Subtracting 10’ from an 11’ toe line identifies a 1’ (12”) overreach to release.
   Linear Velocity, i.e., the speed at which the knife is moving from the hand to the target was calculated at 28
miles/hour. To wit:
Distance. 90 inches from identical points within free flight.
Time. 11 frames ÷ (60 frames/sec) = 0.1833 seconds.
Rate. The result of Distance ÷ Time = (90 inches ÷ 0.1833 sec) = 491 inches/sec.
        491 inches/sec X 0.0568 = 27.9 or 28 miles/hour.
   Rotational Tip Speed, i.e., the speed at which the tip or point of the knife is rotating about the
circumference of the circle created by the knife spinning in a pin-wheel fashion as it rotates toward the target
was calculated at 13.6 miles/hour. To wit:
        Circumference. The result of Pi X diameter = 3.14159 X 14 inches = 44 inches.
        Angular velocity.
                Distance. 44 inches.
                Time. 11 frames ÷ (60 frames/sec) = 0.1833.

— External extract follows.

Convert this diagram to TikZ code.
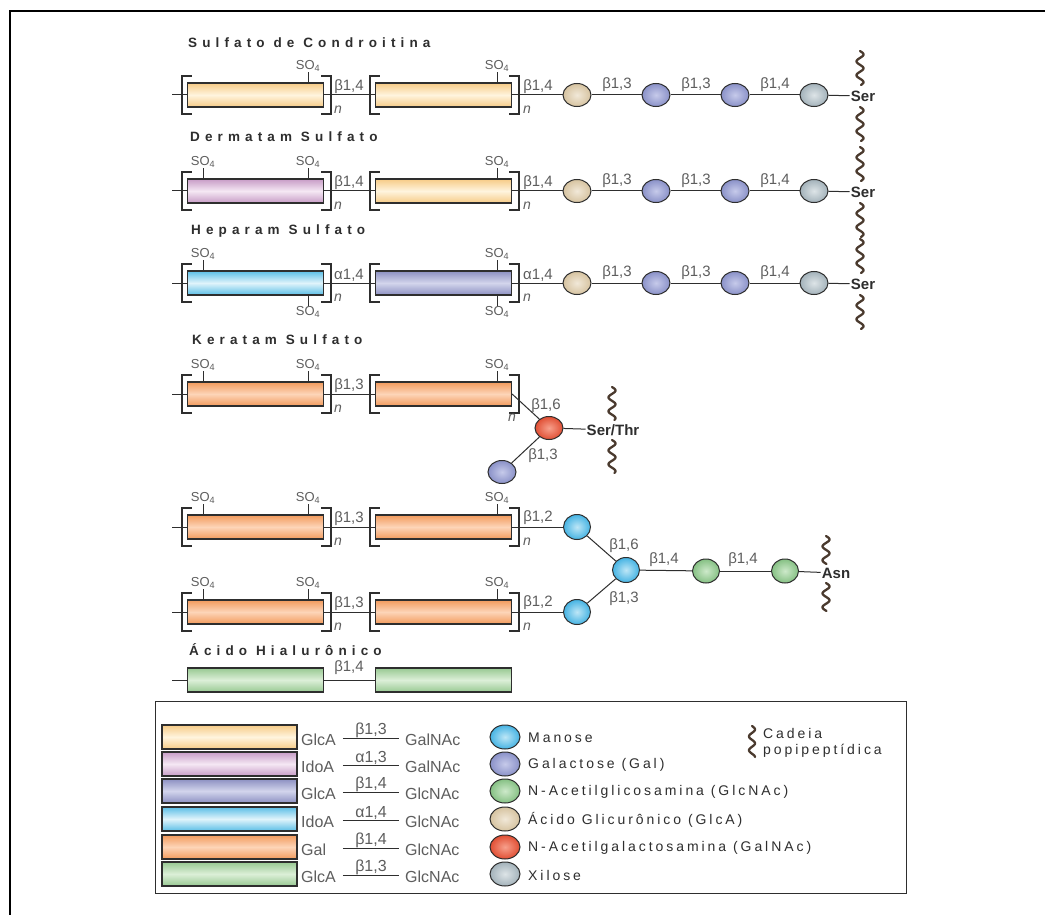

                Rate. The result of Distance ÷ Time = (44 inches ÷ 0.1833 sec) = 240 inches/sec.
                         240 inches/sec X 0.0568 = 13.6 or 14 miles/hour.
   Thus the tip of the knife will have a relative ground speed that ranges between 42 miles/hour (28 mph + 14
mph) as the tip rotates forward/toward the target and 14 miles/hour (28 mph – 14 mph) as the tip rotates
backward/away from the target.
   Revolutions/second, i.e., the # of revolutions the tip makes during one second of flight is 5.46. To wit:
       Time to rotate one revolution. 11 frames ÷ (60 frames/sec) = 0.1833 seconds/revolution
       Revolutions/sec. 1 ÷ (0.1833 sec/rev) = 5.46 rev/sec.
In the authors opinion this explains why a radar gun clocked a thrown knife at “50 miles/hour.” (Said individual
was previously recorded at 35 miles/hour using the digital video technique described herein.) A radar gun
detects the fastest motion. Thus, a linear velocity of 35 miles/hour PLUS the advancing rotational tip speed of
14 miles/hour = 49 mph; falsely interpreted as the “speed of the knife.” Voila! Myth busted.
Caution and note to the reader - This analysis was done using a 14 inch 12 ounce knife thrown by The Great
Throwdini under “normal” conditions and for which the question was asked, “How fast is a thrown knife?”
Others claim to throw a knife at 90 miles/hour, akin to the speed of a professionally pitched baseball. Clearly
we recognize the difference between “normal” tournament/accuracy style throwing and a super human effort to
press the limits of how far and/or how fast a knife can be thrown. None-the-less, I invite those who make such
claims to stand the scrutiny of this analysis. I’m not saying it can’t be done. I’m saying, SHOW ME.